Название фильма отсылает к танцу толстовской Наташи Ростовой, посредством которого неожиданно для её родных сказалась ее русская суть. Новый герой Стеллинга, голландский юноша-аутист, лишившийся родителей в автомобильной катастрофе, по признанию режиссера более всех прежних героев наиболее ему близкий, привязывается к зрелой русской женщине, брошенной богатым мужем и после развода работающей официанткой. В свое время мать говорила ему, что где-то далеко живет балерина, которую он когда-то встретит. Официантка Наташа – бывшая балерина. Ближе к середине фильма происходит их встреча, вдвоем они предпринимают поездку к восточной границе России, в дальний алтайский Рубцовск, к истокам её рода, в дом умершей бабушки.
Для неё всё в прошлом, для него – всё в будущем. Вместе с ней он слушает русскую песню «Журавли», она читает ему стихотворение Симонова «Жди меня», он пытается учить русские слова, в чем вроде бы нет никакой надобности, ведь с возлюбленной он может говорить и на голландском. В его характере и раннее важна была основополагающая для русских людей черта - терпение: он смиренно переносил издевательства и побои ровесников, почти прекратил говорить, готов был молча прожить всю жизнь исключительно в своем внутреннем мире посреди чужих для него людей. Родным языком для него оказался русский. Поездка в Россию открыла для него себя самого, а заодно стала выходом из кризиса для его спутницы.

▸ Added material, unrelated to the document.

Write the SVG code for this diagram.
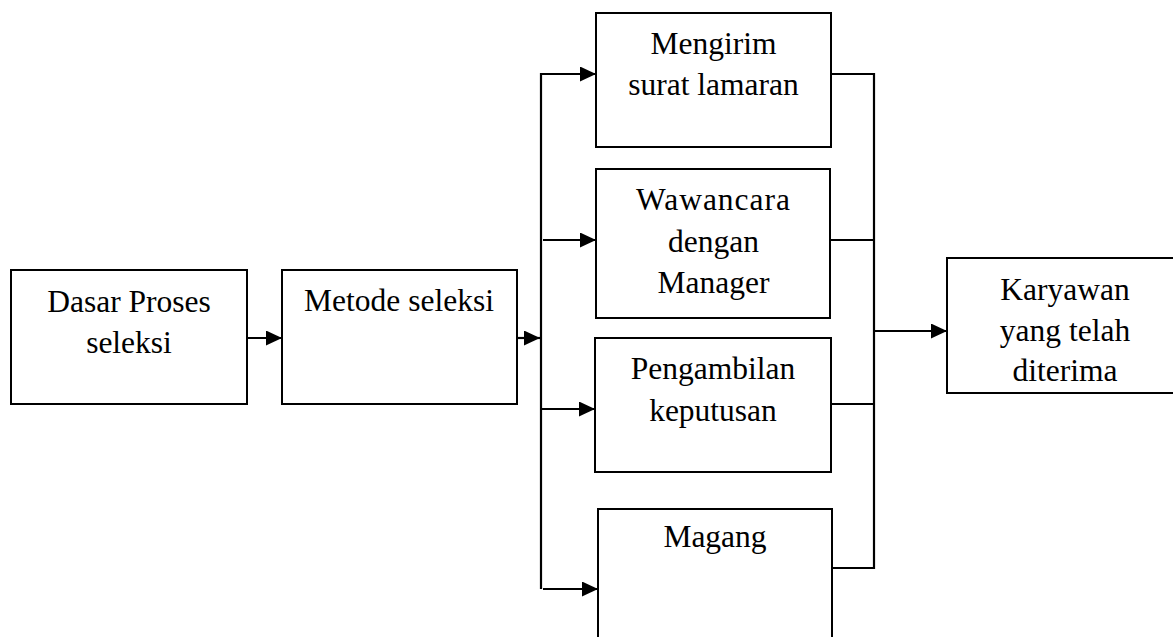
<svg xmlns="http://www.w3.org/2000/svg" width="1173" height="637" viewBox="0 0 1173 637">
<style>
.box{fill:#fff;stroke:#000;stroke-width:2}
.t{font-family:"Liberation Serif","Times New Roman",serif;font-size:31.5px;fill:#000;text-anchor:middle}
.c{fill:none;stroke:#000;stroke-width:2.2}
</style>
<defs>
<marker id="ah" markerUnits="userSpaceOnUse" markerWidth="16" markerHeight="15" refX="16" refY="7.5" orient="auto">
<path d="M0,0 L16,7.5 L0,15 z" fill="#000"/>
</marker>
</defs>
<rect width="1173" height="637" fill="#fff"/>
<g id="connectors">
<line class="c" x1="247" y1="338" x2="282" y2="338" marker-end="url(#ah)"/>
<line class="c" x1="517" y1="338" x2="540" y2="338" marker-end="url(#ah)"/>
<line class="c" x1="541" y1="73" x2="541" y2="589"/>
<line class="c" x1="540" y1="74" x2="596" y2="74" marker-end="url(#ah)"/>
<line class="c" x1="543" y1="240" x2="596" y2="240" marker-end="url(#ah)"/>
<line class="c" x1="541" y1="409" x2="595" y2="409" marker-end="url(#ah)"/>
<line class="c" x1="543" y1="589" x2="598" y2="589" marker-end="url(#ah)"/>
<line class="c" x1="831" y1="74" x2="875" y2="74"/>
<line class="c" x1="830" y1="240" x2="874" y2="240"/>
<line class="c" x1="831" y1="404" x2="874" y2="404"/>
<line class="c" x1="831" y1="568" x2="874" y2="568"/>
<line class="c" x1="874" y1="73" x2="874" y2="569"/>
<line class="c" x1="874" y1="331" x2="947" y2="331" marker-end="url(#ah)"/>
</g>
<g id="dasar">
<rect class="box" x="11" y="270" width="236" height="134"/>
<text class="t" x="129" y="312">Dasar Proses</text>
<text class="t" x="129" y="353">seleksi</text>
</g>
<g id="metode">
<rect class="box" x="282" y="270" width="235" height="134"/>
<text class="t" x="399" y="311">Metode seleksi</text>
</g>
<g id="mengirim">
<rect class="box" x="596" y="13" width="235" height="134"/>
<text class="t" x="713.5" y="54">Mengirim</text>
<text class="t" x="713.5" y="95">surat lamaran</text>
</g>
<g id="wawancara">
<rect class="box" x="596" y="169" width="234" height="149"/>
<text class="t" x="713.5" y="210" letter-spacing="1">Wawancara</text>
<text class="t" x="713.5" y="252">dengan</text>
<text class="t" x="713.5" y="293">Manager</text>
</g>
<g id="pengambilan">
<rect class="box" x="595" y="338" width="236" height="134"/>
<text class="t" x="713" y="379">Pengambilan</text>
<text class="t" x="713" y="421">keputusan</text>
</g>
<g id="magang">
<rect class="box" x="598" y="509" width="234" height="150"/>
<text class="t" x="715" y="547">Magang</text>
</g>
<g id="karyawan">
<rect class="box" x="947" y="258" width="240" height="135"/>
<text class="t" x="1065" y="300">Karyawan</text>
<text class="t" x="1065" y="341">yang telah</text>
<text class="t" x="1065" y="381">diterima</text>
</g>
</svg>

Загадка, как трудно давшийся и занявший семь лет работы фильм, который Стеллинг вынужден был снимать после почти десятилетнего перерыва вместо России в Германии, он смог всё-таки завершить вопреки русофобской среде, показать на двух фестивалях во враждебных России прибалтийских странах и даже запустить в прокат в Европе, крайне, правда, ограниченный – его показывают, насколько мне известно, всего лишь в нескольких голландских кинотеатрах, два из которых принадлежат самому Стеллингу, и то на вечерних сеансах? Наверное, благодаря упорству, последовательности и убежденности в своей правоте, несмотря ни на какие обстоятельства не изменяющейся любви к России и за счёт этой любви обретшему, будем надеяться, хотя бы на старости лет свою настоящую человеческую суть.

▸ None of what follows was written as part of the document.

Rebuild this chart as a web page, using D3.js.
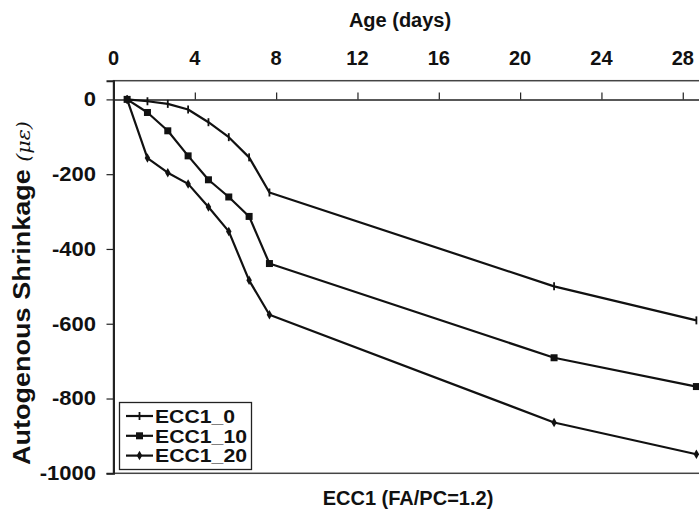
<!DOCTYPE html>
<html>
<head>
<meta charset="utf-8">
<script src="https://cdn.jsdelivr.net/npm/d3@7"></script>
<style>
  html, body { margin: 0; padding: 0; background: #fff; }
  svg { display: block; }
  text { font-family: "Liberation Sans", Arial, sans-serif; font-weight: bold; fill: #111; }
</style>
</head>
<body>
<svg id="chart" width="699" height="516"></svg>
<script>
// Age in days for each reading
const ages = [0.67, 1.67, 2.67, 3.67, 4.67, 5.67, 6.67, 7.67, 21.67, 28.67];
// Autogenous shrinkage (microstrain) per mix
const ecc1_0  = [0, -5, -12, -27, -61, -101, -155, -249, -500, -591];
const ecc1_10 = [0, -35, -84, -151, -215, -261, -313, -439, -691, -768];
const ecc1_20 = [0, -157, -196, -226, -288, -353, -484, -576, -864, -949];
const seriesNames = ["ECC1_0", "ECC1_10", "ECC1_20"];
const xTicks = [0, 4, 8, 12, 16, 20, 24, 28];
const yTicks = [0, -200, -400, -600, -800, -1000];

const svg = d3.select("#chart");
const plotLeft = 113.5, plotTop = 80.7, plotBottom = 473.3, plotRight = 703.1;

const x = d3.scaleLinear().domain([0, 29]).range([plotLeft, plotRight]);
const y = d3.scaleLinear().domain([-1000, 50]).range([plotBottom, plotTop]);

// plot frame
svg.append("rect")
  .attr("x", plotLeft).attr("y", plotTop)
  .attr("width", plotRight - plotLeft).attr("height", plotBottom - plotTop)
  .attr("fill", "none").attr("stroke", "#444").attr("stroke-width", 1.5);

// horizontal axis crossing at zero, ticks pointing up, labels along the top
const xAxis = svg.append("g").attr("transform", `translate(0,${y(0)})`)
  .call(d3.axisTop(x).tickValues(xTicks).tickSize(7).tickFormat(""));
xAxis.select(".domain").attr("stroke", "#222").attr("stroke-width", 1.5);
xAxis.selectAll(".tick line").attr("stroke", "#222").attr("stroke-width", 1.2);

svg.append("g").selectAll("text").data(xTicks).join("text")
  .attr("x", d => x(d)).attr("y", 65)
  .attr("text-anchor", "middle").attr("font-size", 20)
  .text(d => d);

// vertical axis
const yAxis = svg.append("g").attr("transform", `translate(${plotLeft},0)`)
  .call(d3.axisLeft(y).tickValues(yTicks).tickSize(7).tickPadding(9).tickFormat(d => String(d)));
yAxis.select(".domain").attr("stroke", "#222").attr("stroke-width", 2);
yAxis.selectAll(".tick line").attr("stroke", "#222").attr("stroke-width", 1.2);
yAxis.selectAll(".tick text")
  .attr("font-size", 20).attr("font-weight", "bold")
  .attr("font-family", "'Liberation Sans', Arial, sans-serif").attr("fill", "#111")
  .attr("transform", "translate(-44,0) scale(1.1,1) translate(40,0)");

// titles
svg.append("text").attr("x", 400).attr("y", 27)
  .attr("text-anchor", "middle").attr("font-size", 20).text("Age (days)");

svg.append("text").attr("x", 408).attr("y", 505)
  .attr("text-anchor", "middle").attr("font-size", 20).text("ECC1 (FA/PC=1.2)");

// vertical title, slightly stretched along its length
const yTitle = svg.append("text")
  .attr("transform", "translate(30,293) rotate(-90) scale(1.15,1)")
  .attr("text-anchor", "middle").attr("font-size", 23.5);
yTitle.append("tspan").text("Autogenous Shrinkage ");
yTitle.append("tspan").attr("font-weight", "normal").attr("font-family", "'DejaVu Serif', serif")
  .attr("font-style", "italic").attr("font-size", 18).text("(με)");

// series
const series = [
  { name: seriesNames[0], values: ecc1_0, marker: "tick" },
  { name: seriesNames[1], values: ecc1_10, marker: "square" },
  { name: seriesNames[2], values: ecc1_20, marker: "diamond" }
];

const line = d3.line().x(d => x(d[0])).y(d => y(d[1]));

function drawMarker(g, kind, cx, cy) {
  if (kind === "tick") {
    g.append("line").attr("x1", cx).attr("x2", cx).attr("y1", cy - 4).attr("y2", cy + 4)
      .attr("stroke", "#111").attr("stroke-width", 1.8);
  } else if (kind === "square") {
    g.append("rect").attr("x", cx - 3.5).attr("y", cy - 3.5).attr("width", 7).attr("height", 7)
      .attr("fill", "#111");
  } else {
    g.append("path").attr("d", d3.symbol().type(d3.symbolDiamond).size(26)())
      .attr("transform", `translate(${cx},${cy})`).attr("fill", "#111");
  }
}

const plot = svg.append("g");
series.forEach(s => {
  const pts = ages.map((a, i) => [a, s.values[i]]);
  plot.append("path").datum(pts).attr("d", line)
    .attr("fill", "none").attr("stroke", "#111").attr("stroke-width", 2.2)
    .attr("stroke-linejoin", "round");
  const mg = plot.append("g");
  pts.forEach(p => drawMarker(mg, s.marker, x(p[0]), y(p[1])));
});

// legend
const lg = svg.append("g");
lg.append("rect").attr("x", 119.5).attr("y", 402.5).attr("width", 132).attr("height", 67)
  .attr("fill", "#fff").attr("stroke", "#222").attr("stroke-width", 1.3);
series.forEach((s, i) => {
  const ly = 416 + i * 19.8;
  lg.append("line").attr("x1", 126).attr("x2", 153).attr("y1", ly).attr("y2", ly)
    .attr("stroke", "#111").attr("stroke-width", 2.2);
  drawMarker(lg, s.marker, 139.5, ly);
  lg.append("text").attr("x", 155).attr("y", ly + 6.8).attr("font-size", 19)
    .attr("textLength", i === 0 ? 80 : 92).attr("lengthAdjust", "spacingAndGlyphs")
    .text(s.name);
});
</script>
</body>
</html>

После выхода фильма Стеллинг заявил, что он навсегда прекращает свою кинематографическую карьеру. Он признался, что это самый личный его фильм, чьей задачей было выявление всегда ему присущего и скрываемого от других детского начала. То, что оно смогло быть выраженным через русскую тему – очень символично. Мысль о человеке, родившемся и выросшем в Европе, но в полноте могущем обрести себя только в России, выжить за счёт русского мировоззрения, думается, в самом ближайшем будущем может стать наиважнейшей для Европы. Стеллинг – один из немногих, кто во многом наивно, но весьма последовательно проводит её на протяжении последних двадцати лет, пытаясь понять, что есть истинная Россия и на основе этого понимания нащупать хоть какие-то возможности взаимодействия с ней Европы.